╔══

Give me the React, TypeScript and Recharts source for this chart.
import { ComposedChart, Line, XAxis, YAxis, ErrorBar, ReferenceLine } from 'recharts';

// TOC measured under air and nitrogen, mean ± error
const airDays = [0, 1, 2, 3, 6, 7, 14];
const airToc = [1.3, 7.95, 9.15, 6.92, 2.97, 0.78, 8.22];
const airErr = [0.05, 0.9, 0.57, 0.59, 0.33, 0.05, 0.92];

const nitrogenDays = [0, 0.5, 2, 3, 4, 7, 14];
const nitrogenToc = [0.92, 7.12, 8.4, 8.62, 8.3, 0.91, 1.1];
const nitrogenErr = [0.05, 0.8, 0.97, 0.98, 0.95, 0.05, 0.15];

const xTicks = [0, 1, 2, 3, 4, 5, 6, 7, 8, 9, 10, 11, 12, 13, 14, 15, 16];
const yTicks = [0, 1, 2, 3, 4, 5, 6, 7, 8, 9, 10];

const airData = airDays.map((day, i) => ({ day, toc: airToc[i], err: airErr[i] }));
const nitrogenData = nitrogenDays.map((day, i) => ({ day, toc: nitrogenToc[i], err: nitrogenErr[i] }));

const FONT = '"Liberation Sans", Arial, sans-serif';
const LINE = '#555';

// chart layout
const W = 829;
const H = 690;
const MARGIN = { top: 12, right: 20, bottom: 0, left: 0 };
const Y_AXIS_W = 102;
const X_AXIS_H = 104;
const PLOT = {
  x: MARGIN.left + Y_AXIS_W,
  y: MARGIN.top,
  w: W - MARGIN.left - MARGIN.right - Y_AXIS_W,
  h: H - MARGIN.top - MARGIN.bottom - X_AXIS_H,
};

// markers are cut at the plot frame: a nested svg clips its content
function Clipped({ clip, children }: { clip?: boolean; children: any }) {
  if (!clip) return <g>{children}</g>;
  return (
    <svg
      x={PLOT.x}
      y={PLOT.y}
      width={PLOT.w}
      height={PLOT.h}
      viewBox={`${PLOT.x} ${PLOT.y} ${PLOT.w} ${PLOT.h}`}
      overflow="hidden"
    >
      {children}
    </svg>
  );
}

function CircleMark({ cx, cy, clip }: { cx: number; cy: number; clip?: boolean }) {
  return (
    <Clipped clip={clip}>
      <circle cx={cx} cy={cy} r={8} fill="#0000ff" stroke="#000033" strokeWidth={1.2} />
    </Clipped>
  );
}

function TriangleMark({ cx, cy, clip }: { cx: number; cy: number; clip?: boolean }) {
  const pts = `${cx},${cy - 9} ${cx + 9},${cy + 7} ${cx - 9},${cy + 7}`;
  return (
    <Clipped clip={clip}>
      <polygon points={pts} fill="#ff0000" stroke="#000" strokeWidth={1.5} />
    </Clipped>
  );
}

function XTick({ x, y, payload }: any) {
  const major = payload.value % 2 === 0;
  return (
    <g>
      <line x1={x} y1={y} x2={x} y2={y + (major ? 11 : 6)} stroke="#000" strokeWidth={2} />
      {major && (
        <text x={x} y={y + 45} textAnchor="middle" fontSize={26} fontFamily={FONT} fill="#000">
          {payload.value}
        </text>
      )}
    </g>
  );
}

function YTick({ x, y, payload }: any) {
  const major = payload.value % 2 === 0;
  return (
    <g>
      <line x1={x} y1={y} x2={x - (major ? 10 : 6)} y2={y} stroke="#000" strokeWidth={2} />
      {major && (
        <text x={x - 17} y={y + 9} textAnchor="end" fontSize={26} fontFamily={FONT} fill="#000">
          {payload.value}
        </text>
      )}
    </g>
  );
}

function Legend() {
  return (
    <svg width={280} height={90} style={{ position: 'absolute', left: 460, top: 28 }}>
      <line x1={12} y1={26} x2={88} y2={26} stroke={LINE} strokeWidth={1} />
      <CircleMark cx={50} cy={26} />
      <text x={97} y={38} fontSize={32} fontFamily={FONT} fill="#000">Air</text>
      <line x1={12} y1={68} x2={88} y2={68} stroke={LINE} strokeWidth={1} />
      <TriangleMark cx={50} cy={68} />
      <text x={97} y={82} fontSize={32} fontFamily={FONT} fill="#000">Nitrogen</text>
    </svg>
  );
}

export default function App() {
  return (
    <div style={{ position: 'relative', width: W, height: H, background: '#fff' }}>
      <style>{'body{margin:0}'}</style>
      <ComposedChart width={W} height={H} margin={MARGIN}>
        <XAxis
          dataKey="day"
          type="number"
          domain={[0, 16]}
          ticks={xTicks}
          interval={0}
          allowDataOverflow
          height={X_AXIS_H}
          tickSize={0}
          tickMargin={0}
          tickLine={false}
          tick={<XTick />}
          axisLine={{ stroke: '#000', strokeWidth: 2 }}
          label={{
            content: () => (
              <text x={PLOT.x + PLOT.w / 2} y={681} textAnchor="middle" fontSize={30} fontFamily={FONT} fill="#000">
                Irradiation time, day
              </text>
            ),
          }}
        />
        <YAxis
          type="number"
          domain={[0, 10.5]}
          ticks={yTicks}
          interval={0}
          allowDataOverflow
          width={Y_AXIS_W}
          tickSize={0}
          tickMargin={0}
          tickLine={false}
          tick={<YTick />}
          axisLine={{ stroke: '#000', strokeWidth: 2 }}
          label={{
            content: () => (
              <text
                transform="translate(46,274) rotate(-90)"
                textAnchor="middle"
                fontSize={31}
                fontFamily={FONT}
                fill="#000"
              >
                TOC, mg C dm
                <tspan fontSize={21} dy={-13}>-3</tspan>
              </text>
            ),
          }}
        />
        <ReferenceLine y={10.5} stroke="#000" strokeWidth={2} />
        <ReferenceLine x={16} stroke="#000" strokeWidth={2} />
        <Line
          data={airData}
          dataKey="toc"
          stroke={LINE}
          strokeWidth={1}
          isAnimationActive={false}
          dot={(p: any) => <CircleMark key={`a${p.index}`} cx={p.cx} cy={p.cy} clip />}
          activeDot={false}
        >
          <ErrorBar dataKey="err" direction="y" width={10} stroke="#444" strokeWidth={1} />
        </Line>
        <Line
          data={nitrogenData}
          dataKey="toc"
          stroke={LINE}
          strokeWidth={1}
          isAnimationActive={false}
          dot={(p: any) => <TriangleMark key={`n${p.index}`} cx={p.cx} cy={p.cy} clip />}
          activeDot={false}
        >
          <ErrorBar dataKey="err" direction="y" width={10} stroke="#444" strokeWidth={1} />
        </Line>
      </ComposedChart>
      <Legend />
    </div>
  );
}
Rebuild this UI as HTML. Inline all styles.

╚══

WHAT TO PRODUCE:
Gather up the lines containing the word "this" from these records and copy them.

RESULT:
Give me the React, TypeScript and Recharts source for this chart.
Rebuild this UI as HTML. Inline all styles.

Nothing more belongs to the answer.